Published February 06. 2014 4:00AM Updated February 06. 2014 7:15AM
The timing is perfect for tonight's marquee matchup between UConn and Cincinnati.
The 22nd-ranked Huskies (17-4, 5-3) are playing their best stretch of all-around basketball this season, winning six of their last seven games. They've built an identity around togetherness and toughness. They're even regularly winning the rebounding battle, something they failed to do on a consistent basis earlier this season.
The seventh-ranked Bearcats (21-2, 10-0) are riding a 14-game unbeaten streak, off to their best start in 12 years, and reside in first place in the American Athletic Conference. Their trademark is a smothering defense.
Two of the conference's top players - Cincinnati's Sean Kilpatrick and UConn's Shabazz Napier - both are on a scoring tear.
So buckle your seatbelts for tonight's AAC nationally-televised showdown (ESPN) at 7 p.m. at the Fifth Third Arena in Cincinnati.
"It has the makings of a great game," Cincinnati coach Mick Cronin said. "Two of the best players in the country going at it, two ranked teams. It should be a great environment."
UConn has more at stake than Cincinnati.
Entering Wednesday's action, the Huskies sit in fifth place. Tonight's game also kicks off a two-game road trip for the Huskies, who visit Central Florida on Sunday.
They can make a significant statement with a win tonight.
"When I say they're the best team in the league, record-wise they are," UConn coach Kevin Ollie said. "But we can fight with them. I want to show them that we can. I think all of our guys are going to step up and play hard.
"But everybody is looking up at them and they're playing some great basketball. But it's another opportunity to show what UConn is made of."
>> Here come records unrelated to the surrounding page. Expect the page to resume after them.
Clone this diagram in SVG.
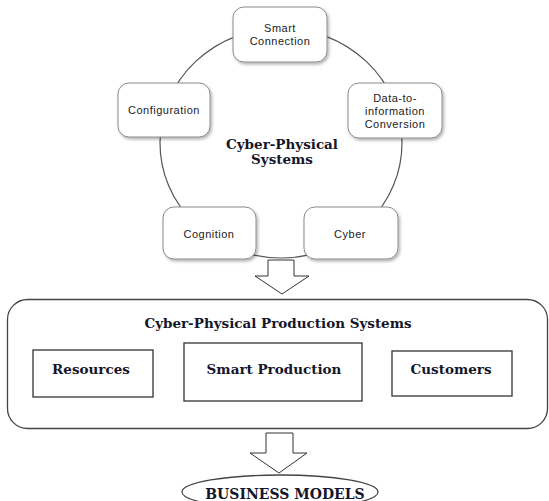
<svg xmlns="http://www.w3.org/2000/svg" width="549" height="501" viewBox="0 0 549 501">
  <defs>
    <filter id="shadow" x="-20%" y="-20%" width="150%" height="150%">
      <feDropShadow dx="1.5" dy="2" stdDeviation="1.6" flood-color="#000" flood-opacity="0.3"/>
    </filter>
  </defs>
  <style>
    .ring { fill: none; stroke: #555; stroke-width: 1.2; }
    .stage { fill: #fff; stroke: #8a8a8a; stroke-width: 1; filter: url(#shadow); }
    .lbl { font-family: "Liberation Sans", Arial, sans-serif; font-size: 11px; letter-spacing: 0.5px; fill: #222; text-anchor: middle; }
    .title { font-family: "DejaVu Serif", "Liberation Serif", serif; font-weight: bold; font-size: 13.5px; fill: #16162a; text-anchor: middle; }
    .box { fill: #fff; stroke: #333; stroke-width: 1.3; }
    .frame { fill: #fff; stroke: #444; stroke-width: 1.3; }
    .flow { fill: #fff; stroke: #333; stroke-width: 1; stroke-linejoin: miter; }
  </style>

  <rect width="549" height="501" fill="#fff"/>

  <!-- connectors: the CPS cycle ring and the hollow flow arrows -->
  <g id="connectors">
    <ellipse class="ring" cx="281" cy="143" rx="121" ry="115"/>
    <polygon class="flow" points="268,260 294,260 294,276 309,276 282,294 255,276 268,276"/>
    <polygon class="flow" points="266,433 293,433 293,453 307,453 279,473 250,453 266,453"/>
  </g>

  <!-- 5C cycle stages -->
  <g id="cps-title">
    <text class="title" x="282" y="149">Cyber-Physical</text>
    <text class="title" x="282" y="164">Systems</text>
  </g>
  <g id="smart-connection">
    <rect class="stage" x="233" y="7" width="94" height="55" rx="11"/>
    <text class="lbl" x="280" y="32">Smart</text>
    <text class="lbl" x="280" y="45">Connection</text>
  </g>
  <g id="data-to-information">
    <rect class="stage" x="348" y="83" width="94" height="55" rx="11"/>
    <text class="lbl" x="395" y="102">Data-to-</text>
    <text class="lbl" x="395" y="115">information</text>
    <text class="lbl" x="395" y="128">Conversion</text>
  </g>
  <g id="configuration">
    <rect class="stage" x="118" y="83" width="92" height="54" rx="11"/>
    <text class="lbl" x="164" y="114">Configuration</text>
  </g>
  <g id="cognition">
    <rect class="stage" x="163" y="207" width="93" height="52" rx="11"/>
    <text class="lbl" x="209" y="238">Cognition</text>
  </g>
  <g id="cyber">
    <rect class="stage" x="304" y="207" width="94" height="52" rx="11"/>
    <text class="lbl" x="350" y="238">Cyber</text>
  </g>

  <!-- production systems layer -->
  <g id="cpps">
    <rect class="frame" x="7.5" y="299.5" width="540" height="129" rx="20"/>
    <text class="title" x="278" y="328">Cyber-Physical Production Systems</text>
  </g>
  <g id="resources">
    <rect class="box" x="33" y="350" width="120" height="47"/>
    <text class="title" x="91" y="374">Resources</text>
  </g>
  <g id="smart-production">
    <rect class="box" x="184" y="343" width="178" height="58"/>
    <text class="title" x="274" y="374">Smart Production</text>
  </g>
  <g id="customers">
    <rect class="box" x="392" y="351" width="120" height="45"/>
    <text class="title" x="451" y="374">Customers</text>
  </g>

  <g id="business-models">
    <ellipse class="frame" cx="280" cy="492" rx="98" ry="17"/>
    <text class="title" x="285" y="499" style="font-size:14px">BUSINESS MODELS</text>
  </g>
</svg>
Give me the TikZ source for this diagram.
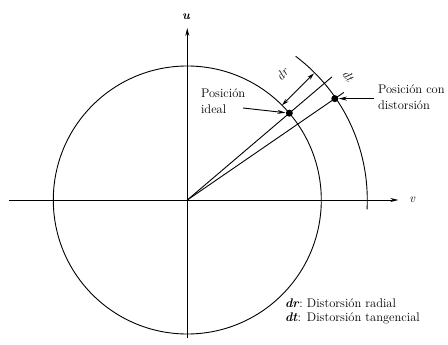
\documentclass[tikz,border=0pt]{standalone}
\usepackage{amsmath, amssymb}
\usepackage{tikz}
\usetikzlibrary{arrows.meta, positioning}

\begin{document}
\begin{tikzpicture}[x=1pt, y=1pt, line width=0.9pt,
    font=\fontsize{12.5}{16}\selectfont,
    tip/.style={-{Stealth[length=8pt, width=4pt]}},
    twotip/.style={{Stealth[length=7pt, width=4pt]}-{Stealth[length=7pt, width=4pt]}},
    pt/.style={circle, fill=black, inner sep=0pt, minimum size=7pt}]
    \useasboundingbox (-187.3,-145) rectangle (260.7,200);

    % Origin, axis ends and the two positions
    \coordinate (O) at (0,0);
    \coordinate (vL) at (-178,0);
    \coordinate (vR) at (211,0);
    \coordinate (uB) at (0,-138);
    \coordinate (uT) at (0,172);
    \coordinate (I) at (40.4:134);
    \coordinate (D) at (34.5:179);
    \coordinate (Iend) at (40.4:190);
    \coordinate (Dend) at (34.5:190);
    \coordinate (drA) at (45:134);
    \coordinate (drB) at (45:179);

    % Axes
    \draw[tip] (vL) -- (vR);
    \draw[tip] (uB) -- (uT);
    \node (ulab) at (-1,183) {\textbf{\textit{u}}};
    \node (vlab) at (225,0) {\textit{v}};

    % Ideal circle and distorted arc
    \draw (O) circle (134);
    \draw (-3:180) arc (-3:53:180);

    % Radial lines through both positions
    \draw (O) -- (Iend);
    \draw (O) -- (Dend);
    \node[pt] (ideal) at (I) {};
    \node[pt] (dist) at (D) {};

    % Radial and tangential distortion marks
    \draw[twotip] (drA) -- (drB);
    \node[rotate=45, inner sep=1pt] (drlab) at (53:158) {\textit{dr}};
    \node[rotate=-52, inner sep=1pt] (dtlab) at (37.5:203) {\textit{dt}};

    % Labels with arrows
    \node[align=left, anchor=west] (lideal) at (10,99) {Posición\\ideal};
    \node[align=left, anchor=west] (ldist) at (187,103) {Posición con\\distorsión};
    \draw[tip] (55.7,92) -- (ideal);
    \draw[tip] (ldist.west |- dist) -- (dist);

    % Legend
    \node[anchor=west] (legend) at (94,-111) {%
        \begin{tabular}{@{}l@{\ }l@{}}
            \textbf{\textit{dr}}: & Distorsión radial\\[-2pt]
            \textbf{\textit{dt}}: & Distorsión tangencial
        \end{tabular}};
\end{tikzpicture}
\end{document}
UConn will face its stiffest conference test with junior DeAndre Daniels still recovering from a high right ankle sprain that forced the team's second-leading scorer to miss last Thursday's win over Houston.
Daniels returned to practice earlier this week but remains limited. He's also been dealing with some back spasms.
"It's probably 75 percent that he will play," Ollie said Wednesday. "He looked pretty good but the other day he had back spasms, so we were very cautious today. … Hopefully, he's ready for tomorrow."
So far this season, the Huskies have responded well when missing a starter, routing Temple (90-66) on Jan. 21 without Ryan Boatright and crushing Houston (80-43) on Thursday without Daniels.
But the Bearcats are significantly better than those two AAC teams. They've made life miserable for opposing teams with their defensive tenacity, ranking fourth in the nation in points allowed per game at 56.7. Aggressive senior Justin Jackson, the league's leading shot blocker at 3.3, protects the basket.
A half-court game would favor the Bearcats.
"They're going to try take out your first, second and third options so we're going to have to be disciplined as a team and have low turnovers and have to keep rebounding the basketball like we've been rebounding," Ollie said. "And we're going to have to score early. I don't want to get in a game where we're playing against their set defense because that's what they're really good at."
UConn's defensive focus will be on Kilpatrick, the league's top scorer at 19.4 points per game. He's led the team in scoring in 20 of 23 games.
At times, Kilpatrick has single-handedly carried the Bearcats, including scoring the last eight points in Sunday's 50-45 win over South Florida. He joins Napier and Louisville's Russ Smith as front-runners for AAC player of the year honors.
"He's a great player," Ollie said. "He's a basketball player that's going to need everybody's attention. It's not just going to be one person. We're going to do by committee, like we always do. … He's going to score his points but we want to make it hard for him and difficult every time he touches the ball."
The impact of a layoff may be a concern, too.
The Huskies last played a week ago against Houston. But the break also was helpful because Daniels had time to heal.
Ollie already has dismissed the time between games as an excuse.
"Cincinnati is not going to worry about if we haven't played in six or seven days," Ollie said. "They're not going to care one bit."